Question

Factorize the following expression: \[8{p^3} - \dfrac{{12}}{5}{p^2} + \dfrac{6}{{25}}p - \dfrac{1}{{125}}\].
A. Cannot be determined
B. Does not exist
C. \[\left( {2p - \dfrac{1}{5}} \right)\left( {2p - \dfrac{1}{5}} \right)\left( {2p - \dfrac{1}{5}} \right)\]
D. None of these

Answer 1

Hint: Here, we are going to be use the most eccentric concept of solving the algebraic solution by means of various formulae such as expansion, indices property, etc. hence, relating the given expression with one of the expansion property that is ‘\[{\left( {a - b} \right)^3} = {a^3} - 3{a^2}b + 3a{b^2} - {b^3}\]’ by adjusting the certain terms present in the given expression respectively.

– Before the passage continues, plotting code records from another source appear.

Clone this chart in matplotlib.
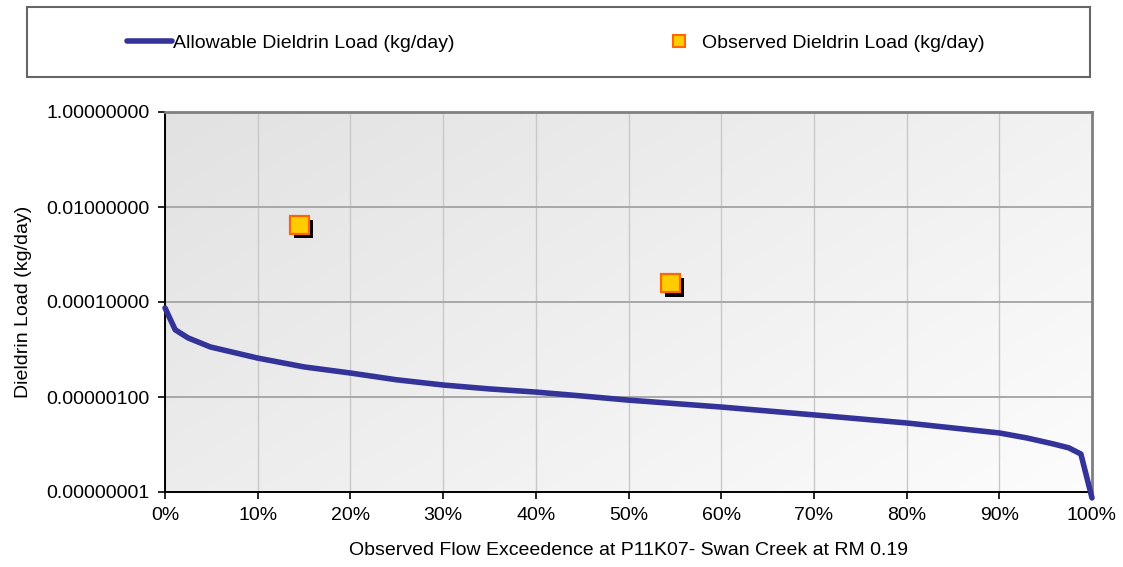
# -*- coding: utf-8 -*-
"""
Curva de duración de carga - Dieldrin, Swan Creek (P11K07)
"""
import numpy as np
import matplotlib
matplotlib.use('Agg')
import matplotlib.pyplot as plt
import matplotlib.patheffects as pe
from matplotlib.ticker import PercentFormatter, FixedLocator, FuncFormatter
from matplotlib.patches import Rectangle
from matplotlib.lines import Line2D

# =============================================================================
# DATOS
# =============================================================================
flow_exceedence = [0.000, 0.011, 0.025, 0.049, 0.10, 0.15, 0.20, 0.25, 0.30, 0.35,
                   0.40, 0.45, 0.50, 0.60, 0.70, 0.80, 0.90, 0.93, 0.958, 0.975,
                   0.988, 1.000]
allowable_load = [7.5e-5, 2.6e-5, 1.75e-5, 1.13e-5, 6.6e-6, 4.3e-6, 3.2e-6, 2.3e-6,
                  1.79e-6, 1.48e-6, 1.27e-6, 1.05e-6, 8.6e-7, 6.15e-7, 4.2e-7,
                  2.84e-7, 1.75e-7, 1.37e-7, 1.03e-7, 8.5e-8, 6.3e-8, 7.5e-9]

obs_exceedence = [0.145, 0.545]
observed_load = [4.2e-3, 2.5e-4]

y_ticks = [1e-8, 1e-6, 1e-4, 1e-2, 1.0]
x_ticks = [i / 10 for i in range(11)]

# =============================================================================
# ESTILO
# =============================================================================
plt.rcParams['font.family'] = ['Liberation Sans', 'DejaVu Sans']
plt.rcParams['font.size'] = 14

fig = plt.figure(figsize=(11.23, 5.67), dpi=100)
ax = fig.add_axes([165 / 1123, 1 - 492 / 567, 927 / 1123, 380 / 567])

# Fondo degradado gris (oscuro arriba-izquierda, claro abajo-derecha)
gx, gy = np.meshgrid(np.linspace(0, 1, 300), np.linspace(0, 1, 200))
t = 0.6 * gx + 0.4 * gy          # fila 0 = arriba
gris = 0.885 + (0.99 - 0.885) * t
fondo = np.dstack([gris, gris, gris])
ax.imshow(fondo, extent=(0, 1, 0, 1), transform=ax.transAxes,
          aspect='auto', zorder=0, origin='upper')

# Curva de carga permitida
ax.plot(flow_exceedence, allowable_load, color='#333399', lw=4.0,
        solid_capstyle='round', solid_joinstyle='round', clip_on=False, zorder=3)

# Cargas observadas con sombra
ax.plot(obs_exceedence, observed_load, ls='none', marker='s', markersize=13.5,
        markerfacecolor='#FFCC00', markeredgecolor='#FF6600', markeredgewidth=1.6,
        zorder=4,
        path_effects=[pe.SimplePatchShadow(offset=(3, -3), shadow_rgbFace='black',
                                           alpha=1.0), pe.Normal()])

# Ejes
ax.set_yscale('log')
ax.set_ylim(1e-8, 1)
ax.set_xlim(0, 1)
ax.yaxis.set_major_locator(FixedLocator(y_ticks))
ax.yaxis.set_minor_locator(FixedLocator([]))
ax.yaxis.set_major_formatter(FuncFormatter(lambda v, p: f'{v:.8f}'))
ax.xaxis.set_major_locator(FixedLocator(x_ticks))
ax.xaxis.set_major_formatter(PercentFormatter(xmax=1, decimals=0))

ax.tick_params(axis='both', direction='out', length=5, width=1.2, color='black',
               labelsize=14, pad=6)

# Rejilla
ax.xaxis.grid(True, color='#c8c8c8', lw=1.0, zorder=1)
ax.yaxis.grid(True, color='#a8a8a8', lw=1.4, zorder=1)
ax.set_axisbelow(True)

for side in ['top', 'right']:
    ax.spines[side].set_color('#808080')
    ax.spines[side].set_linewidth(2)
for side in ['left', 'bottom']:
    ax.spines[side].set_color('black')
    ax.spines[side].set_linewidth(1.4)

ax.set_xlabel('Observed Flow Exceedence at P11K07- Swan Creek at RM 0.19',
              fontsize=14, labelpad=13)
ax.set_ylabel('Dieldrin Load (kg/day)', fontsize=14)
ax.yaxis.set_label_coords(-0.1435, 0.5)

# =============================================================================
# LEYENDA (caja arriba)
# =============================================================================
box = Rectangle((27 / 1123, 1 - 77 / 567), (1090 - 27) / 1123, 70 / 567,
                transform=fig.transFigure, facecolor='white', edgecolor='#666666',
                lw=1.5, zorder=0)
fig.patches.append(box)

handles = [
    Line2D([], [], color='#333399', lw=4.0, solid_capstyle='round'),
    Line2D([], [], ls='none', marker='s', markersize=9, markerfacecolor='#FFCC00',
           markeredgecolor='#FF6600', markeredgewidth=1.5),
]
labels = ['Allowable Dieldrin Load (kg/day)', 'Observed Dieldrin Load (kg/day)']
fig.legend(handles, labels, ncol=2, loc='center', frameon=False,
           bbox_to_anchor=(556 / 1123, 1 - 43 / 567), fontsize=14,
           handlelength=2.3, handletextpad=0.05, columnspacing=10.4)

fig.savefig('out.png', dpi=100)
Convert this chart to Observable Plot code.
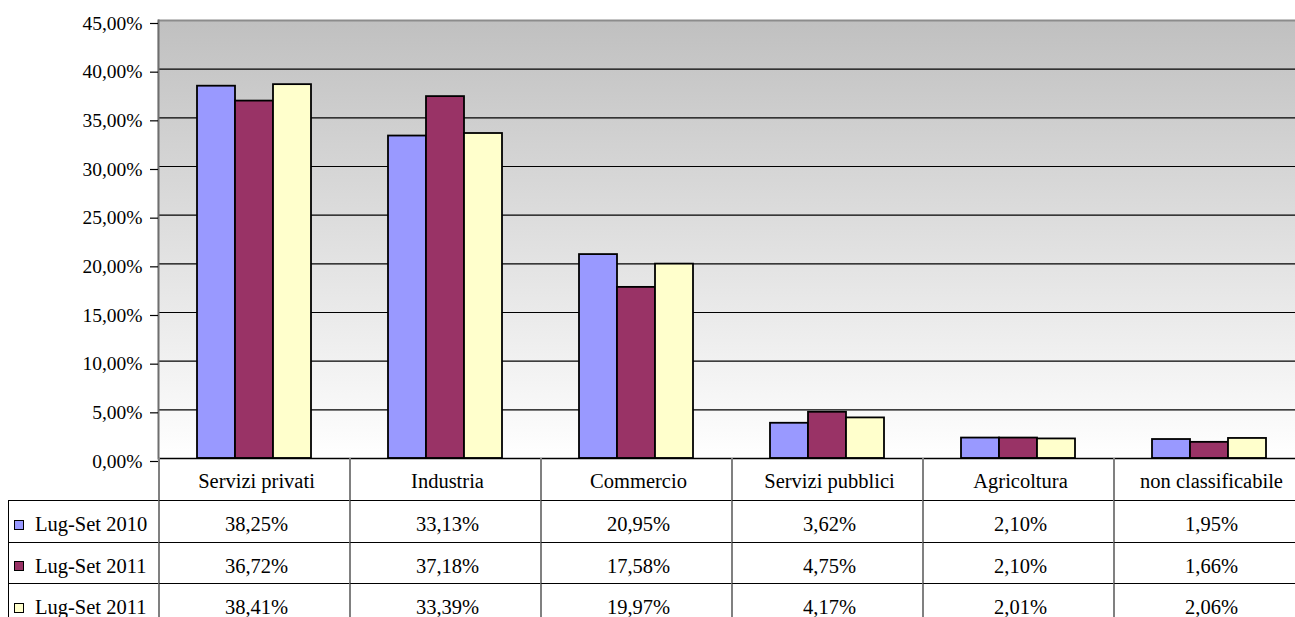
<!DOCTYPE html>
<html>
<head>
<meta charset="utf-8">
<script src="https://cdn.jsdelivr.net/npm/d3@7"></script>
<script src="https://cdn.jsdelivr.net/npm/@observablehq/plot@0.6"></script>
<style>
  html, body { margin: 0; padding: 0; background: #ffffff; overflow: hidden; }
  #wrap { position: relative; width: 1295px; height: 617px; overflow: hidden; font-family: "Liberation Serif", "DejaVu Serif", serif; color: #000; }
  #wrap svg { max-width: none !important; position: absolute; left: 0; top: 0; }
  .cell { position: absolute; box-sizing: border-box; display: flex; align-items: center; justify-content: center; font-size: 20.5px; white-space: nowrap; }
  .lab { justify-content: flex-start; }
  .sw { display: inline-block; width: 10px; height: 10px; box-sizing: border-box; border: 1.5px solid #000; margin-left: 5px; margin-right: 11px; }
</style>
</head>
<body>
<div id="wrap"></div>
<script>
const categories = ["Servizi privati", "Industria", "Commercio", "Servizi pubblici", "Agricoltura", "non classificabile"];
const seriesLabels = ["Lug-Set 2010", "Lug-Set 2011", "Lug-Set 2011"];
const seriesKeys = ["s0", "s1", "s2"];
const seriesColors = ["#9999ff", "#993366", "#ffffcc"];
const valuesLugSet2010 = [38.25, 33.13, 20.95, 3.62, 2.10, 1.95];
const valuesLugSet2011a = [36.72, 37.18, 17.58, 4.75, 2.10, 1.66];
const valuesLugSet2011b = [38.41, 33.39, 19.97, 4.17, 2.01, 2.06];
const yTicks = [0, 5, 10, 15, 20, 25, 30, 35, 40, 45];

const seriesValues = [valuesLugSet2010, valuesLugSet2011a, valuesLugSet2011b];
const fmt = v => v.toFixed(2).replace(".", ",") + "%";

const rows = categories.flatMap((c, i) => seriesKeys.map((k, s) => ({category: c, series: k, value: seriesValues[s][i]})));

const chart = Plot.plot({
  width: 1304,
  height: 480,
  marginLeft: 157,
  marginRight: 0,
  marginTop: 20,
  marginBottom: 22,
  style: {fontFamily: "Liberation Serif", fontSize: "19.5px", color: "#000", background: "transparent"},
  fx: {domain: categories, padding: 0, axis: null, label: null},
  x: {domain: seriesKeys, paddingInner: 0, paddingOuter: 0.97, axis: null},
  y: {domain: [0, 45], label: null},
  color: {domain: seriesKeys, range: seriesColors},
  marks: [
    Plot.frame({fill: "url(#bgGrad)", stroke: "none", insetLeft: -1, insetRight: -1}),
    Plot.ruleY(yTicks.filter(t => t > 0 && t < 45), {stroke: "#000", strokeWidth: 1.2}),
    Plot.ruleY([45], {stroke: "#8c8c8c", strokeWidth: 2}),
    Plot.barY(rows, {fx: "category", x: "series", y: "value", fill: "series", stroke: "#000", strokeWidth: 1.8}),
    Plot.ruleY([0], {stroke: "#000", strokeWidth: 1.5}),
    Plot.frame({anchor: "left", facetAnchor: "left", stroke: "#6e6e6e", strokeWidth: 2}),
    Plot.axisY({ticks: yTicks, tickFormat: fmt, tickSize: 8, tickPadding: 8, dy: 3, label: null, stroke: "#000", fill: "#000", strokeWidth: 1.2, fontSize: 19.5})
  ]
});

// gradient background definition
const svg = d3.select(chart);
const defs = svg.insert("defs", ":first-child");
const grad = defs.append("linearGradient").attr("id", "bgGrad").attr("x1", 0).attr("y1", 0).attr("x2", 0).attr("y2", 1);
grad.append("stop").attr("offset", 0).attr("stop-color", "#c0c0c0");
grad.append("stop").attr("offset", 1).attr("stop-color", "#ffffff");

const wrap = document.getElementById("wrap");
wrap.appendChild(chart);

// data table aligned with the fx scale
const fx = chart.scale("fx");
const bw = fx.bandwidth;
const tableTop = 458;
const headerH = 42;
const rowH = 41.5;
const labelLeft = 8;
const firstLeft = fx.apply(categories[0]);

function cell(html, left, top, width, height, css) {
  const d = document.createElement("div");
  d.className = "cell";
  d.style.left = left + "px";
  d.style.top = top + "px";
  d.style.width = width + "px";
  d.style.height = height + "px";
  Object.assign(d.style, css || {});
  d.innerHTML = html;
  wrap.appendChild(d);
  return d;
}

categories.forEach(c => {
  cell(c, fx.apply(c), tableTop, bw + 2, headerH, {borderLeft: "2px solid #808080", paddingTop: "4px", paddingLeft: "2px"});
});

seriesLabels.forEach((lab, s) => {
  const top = tableTop + headerH + s * rowH;
  const d = cell(`<span class="sw" style="background:${seriesColors[s]}"></span>${lab}`, labelLeft, top, firstLeft - labelLeft, rowH,
    {borderLeft: "1.5px solid #000", borderTop: "1.5px solid #000", paddingTop: "7px"});
  d.classList.add("lab");
  categories.forEach((c, i) => {
    cell(fmt(seriesValues[s][i]), fx.apply(c), top, bw + 2, rowH,
      {borderLeft: "2px solid #808080", borderTop: "1.5px solid #000", paddingTop: "7px", paddingLeft: "2px"});
  });
});
</script>
</body>
</html>
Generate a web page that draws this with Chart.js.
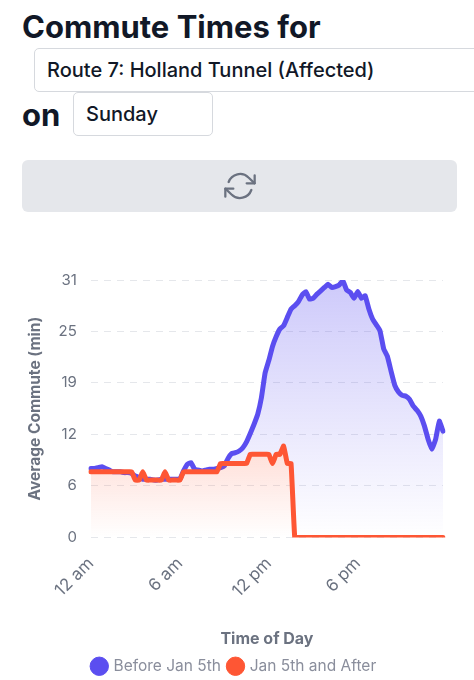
<!DOCTYPE html>
<html>
<head>
<meta charset="utf-8">
<script src="https://cdn.jsdelivr.net/npm/chart.js@4.4.0/dist/chart.umd.min.js"></script>
<style>
  body { margin: 0; width: 474px; height: 680px; overflow: hidden; background: #fff;
         font-family: Inter, "Noto Sans", sans-serif; color: #111827; }
  .big { position: absolute; margin: 0; font-size: 31px; font-weight: 700; line-height: 36px; }
  .box { position: absolute; border: 1px solid #d6d9de; border-radius: 5px; box-sizing: border-box;
         font-size: 20px; font-weight: 500; color: #111827; }
  .box span { position: absolute; top: 9px; line-height: 24px; }
  #refresh { position: absolute; left: 22px; top: 160px; width: 435px; height: 52px;
             background: #e5e7eb; border-radius: 6px; }
  #refresh svg { position: absolute; left: 202px; top: 10px; }
  #wrap { position: absolute; left: 0; top: 252px; width: 474px; height: 432px; }
</style>
</head>
<body>
<h1 class="big" style="left:22px; top:9px;">Commute Times for</h1>
<div class="box" style="left:34px; top:48px; width:460px; height:44px;"><span style="left:12px;">Route 7: Holland Tunnel (Affected)</span></div>
<div class="big" style="left:22px; top:97px;">on</div>
<div class="box" style="left:73px; top:92px; width:140px; height:44px;"><span style="left:12px;">Sunday</span></div>
<div id="refresh">
  <svg width="32" height="32" viewBox="0 0 24 24" fill="none" stroke="#6b7280" stroke-width="1.7" stroke-linecap="round" stroke-linejoin="round">
    <polyline points="23 4 23 10 17 10"></polyline>
    <polyline points="1 20 1 14 7 14"></polyline>
    <path d="M3.51 9a9 9 0 0 1 14.85-3.36L23 10M1 14l4.64 4.36A9 9 0 0 0 20.49 15"></path>
  </svg>
</div>
<div id="wrap"><canvas id="commuteChart"></canvas></div>

<script>
// 15 minute slots across the day, 96 per series
const slotsPerHour = 4
const tickLabels = ['12 am', '6 am', '12 pm', '6 pm']
const seriesNames = ['Before Jan 5th', 'Jan 5th and After']

const beforeJan5 = [
    8.3, 8.3, 8.4, 8.5, 8.3, 8.1, 7.9, 7.9, 7.9, 7.8, 7.8, 7.7,
    7.4, 7.2, 7.0, 7.0, 7.0, 6.9, 6.9, 7.0, 7.0, 7.0, 7.0, 7.0,
    7.0, 8.0, 8.8, 9.0, 8.2, 8.1, 8.0, 8.1, 8.2, 8.2, 8.3, 8.4,
    8.6, 9.5, 10.1, 10.2, 10.4, 10.8, 11.5, 12.5, 13.6, 14.8, 16.8, 19.8,
    21.3, 23.0, 24.2, 25.1, 25.5, 26.5, 27.5, 27.9, 28.4, 29.2, 29.6, 28.7,
    28.8, 29.3, 29.7, 30.1, 30.5, 30.1, 30.2, 30.4, 30.9, 29.8, 29.5, 28.8,
    29.6, 28.8, 29.1, 27.5, 26.3, 25.6, 24.9, 22.7, 21.8, 20.0, 18.3, 17.5,
    17.1, 17.0, 16.6, 15.8, 15.3, 14.6, 13.4, 11.8, 10.6, 11.8, 14.0, 12.8
]
const afterJan5 = [
    7.9, 7.9, 7.9, 7.9, 7.9, 7.9, 7.9, 7.9, 7.9, 7.9, 7.9, 7.9,
    6.9, 6.9, 7.9, 6.9, 6.9, 6.9, 6.9, 6.9, 7.9, 6.9, 6.9, 6.9,
    6.9, 7.9, 7.9, 7.9, 7.9, 7.9, 7.9, 7.9, 7.9, 7.9, 7.9, 8.9,
    8.9, 8.9, 8.9, 8.9, 8.9, 8.9, 8.9, 10.0, 10.0, 10.0, 10.0, 10.0,
    10.0, 8.9, 10.0, 10.0, 11.0, 8.9, 8.9, 0, 0, 0, 0, 0,
    0, 0, 0, 0, 0, 0, 0, 0, 0, 0, 0, 0,
    0, 0, 0, 0, 0, 0, 0, 0, 0, 0, 0, 0,
    0, 0, 0, 0, 0, 0, 0, 0, 0, 0, 0, 0
]

const slots = beforeJan5.map((v, i) => {
    const h = Math.floor(i / slotsPerHour)
    const m = (i % slotsPerHour) * 15
    return h + ':' + String(m).padStart(2, '0')
})

function fade(rgb, alpha, topValue) {
    return (context) => {
        const chart = context.chart
        const area = chart.chartArea
        if (!area) return 'rgba(' + rgb + ',0)'
        const top = topValue == null ? area.top : chart.scales.y.getPixelForValue(topValue)
        const g = chart.ctx.createLinearGradient(0, top, 0, area.bottom)
        g.addColorStop(0, 'rgba(' + rgb + ',' + alpha + ')')
        g.addColorStop(1, 'rgba(' + rgb + ',0)')
        return g
    }
}

const grey = '#6b7280'
const blue = '#5b4ef0'
const red = '#fe5634'

document.addEventListener('DOMContentLoaded', () => {
    const ctx = document.getElementById('commuteChart').getContext('2d')
    new Chart(ctx, {
        type: 'line',
        data: {
            labels: slots,
            datasets: [{
                label: seriesNames[0],
                data: beforeJan5,
                borderColor: blue,
                pointBackgroundColor: blue,
                pointBorderColor: blue,
                backgroundColor: fade('91,78,240', 0.3),
                fill: '+1', // fill down to the after-Jan-5 line
                order: 2
            }, {
                label: seriesNames[1],
                data: afterJan5,
                borderColor: red,
                pointBackgroundColor: red,
                pointBorderColor: red,
                backgroundColor: fade('254,86,52', 0.2, 11),
                fill: 'origin',
                order: 1
            }]
        },
        options: {
            responsive: true,
            maintainAspectRatio: false,
            animation: false,
            elements: {
                point: { radius: 0 },
                line: { borderWidth: 5, tension: 0.1, borderJoinStyle: 'round', borderCapStyle: 'round' }
            },
            layout: { padding: { left: 26, right: 31, top: 28 } },
            scales: {
                x: {
                    grid: { display: false },
                    border: { display: false },
                    ticks: {
                        autoSkip: false,
                        maxRotation: 45,
                        minRotation: 45,
                        color: grey,
                        padding: 8,
                        font: { family: 'Inter', size: 17 },
                        callback: (val, i) => i % (6 * slotsPerHour) === 0 ? tickLabels[i / (6 * slotsPerHour)] : ''
                    },
                    title: {
                        display: true,
                        text: 'Time of Day',
                        color: grey,
                        padding: { top: 20, bottom: 2 },
                        font: { family: 'Inter', size: 16, weight: 'bold' }
                    }
                },
                y: {
                    min: 0,
                    max: 31,
                    grid: { color: '#e5e7eb', drawTicks: false },
                    border: { display: false, dash: [7, 6] },
                    ticks: {
                        stepSize: 6.2,
                        color: grey,
                        padding: 14,
                        font: { family: 'Inter', size: 15 },
                        callback: (v) => Math.round(v)
                    },
                    title: {
                        display: true,
                        text: 'Average Commute (min)',
                        color: grey,
                        padding: { top: 0, bottom: 0 },
                        font: { family: 'Inter', size: 15.5, weight: 'bold' }
                    }
                }
            },
            plugins: {
                tooltip: { enabled: false },
                legend: {
                    position: 'bottom',
                    labels: {
                        usePointStyle: true,
                        pointStyle: 'circle',
                        boxWidth: 13,
                        boxHeight: 13,
                        padding: 8,
                        color: '#8a8e9c',
                        font: { family: 'Inter', size: 15.5 },
                        sort: (a, b) => a.datasetIndex - b.datasetIndex
                    }
                }
            }
        }
    })
})
</script>
</body>
</html>
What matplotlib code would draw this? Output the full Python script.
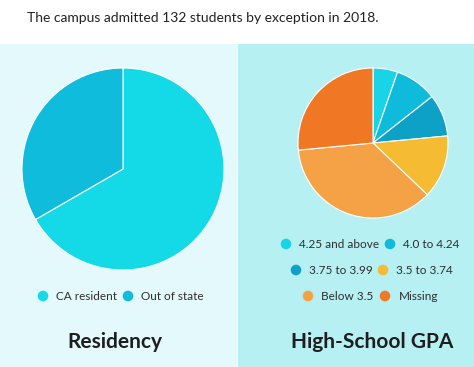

Then, by applying the rules of indices for the multiplication such as ‘\[{a^{m + n}} = {a^m} \times {a^n}\]’, the desired factor(s) are obtained.

Complete step by step solution:
Since, we have given the expression that
\[8{p^3} - \dfrac{{12}}{5}{p^2} + \dfrac{6}{{25}}p - \dfrac{1}{{125}}\]
As the highest power of the above given expression is ‘\[3\]’ ,
Hence, adjusting the expression so that to form the expansion of an algebraic expression or an identity that is
We know that,
\[{\left( {a - b} \right)^3} = {a^3} - 3{a^2}b + 3a{b^2} - {b^3}\]
As a result, simplifying or adjusting the middle terms (that is to make square of the first term simultaneously for the second term, as justified below) of the given expression, we get
 \[ \Rightarrow 8{p^3} - \dfrac{{12}}{5}{p^2} + \dfrac{6}{{25}}p - \dfrac{1}{{125}} = 8{p^3} - 3{\left( {2p} \right)^2}\left( {\dfrac{1}{5}} \right) + 3\left( {2p} \right){\left( {\dfrac{1}{5}} \right)^2} - {\left( {\dfrac{1}{5}} \right)^3}\]
Hence, relating the above expanded equation with an algebraic identity (or a formula) explained above, we get
\[ \Rightarrow 8{p^3} - \dfrac{{12}}{5}{p^2} + \dfrac{6}{{25}}p - \dfrac{1}{{125}} = {\left( {2p - \dfrac{1}{5}} \right)^3}\]
\[ \Rightarrow 8{p^3} - \dfrac{{12}}{5}{p^2} + \dfrac{6}{{25}}p - \dfrac{1}{{125}} = {\left( {2p - \dfrac{1}{5}} \right)^{1 + 1 + 1}}\]
We also know that,
The respective rule for indices that is in term \[{a^m} \times {a^n} = {a^{m + n}}\]\[{a^{m + n}} = {a^m} \times {a^n}\],
Hence, applying the above rule (considering \[a = \left( {2p - \dfrac{1}{5}} \right)\] and here ‘\[m\]’ & ‘\[n\]’ are equal that is ‘\[1\]’ respectively), we get
\[ \Rightarrow 8{p^3} - \dfrac{{12}}{5}{p^2} + \dfrac{6}{{25}}p - \dfrac{1}{{125}} = \left( {2p - \dfrac{1}{5}} \right)\left( {2p - \dfrac{1}{5}} \right)\left( {2p - \dfrac{1}{5}} \right)\]
So, the correct answer is “Option C”.

Note: One must be able to distinguish the expansion formulae used in algebra to solve the respective solution such as ‘\[{\left( {a + b} \right)^2} = {a^2} + 2ab + {b^2}\]’, ‘\[{\left( {a - b} \right)^2} = {a^2} - 2ab + {b^2}\]’, ‘\[{\left( {a + b} \right)^3} = {a^3} + 3{a^2}b + 3a{b^2} + {b^3}\]’, ‘\[{\left( {a - b} \right)^3} = {a^3} - 3{a^2}b + 3a{b^2} - {b^3}\]’, etc. (likewise here we have used the identity for ‘\[{\left( {a - b} \right)^3}\]’ respectively). Also, remember the rules for indices such as ‘\[\dfrac{1}{{{a^n}}} = {a^{ - n}}\]’, ‘\[{a^m} \times {a^n} = {a^{m + n}}\]’, ‘\[\dfrac{{{a^m}}}{{{a^n}}} = {a^{m - n}}\]’, ‘\[{\left( {{a^m}} \right)^n} = {a^{mn}}\]’, etc. where, base must be the same, so as to be sure of our final answer.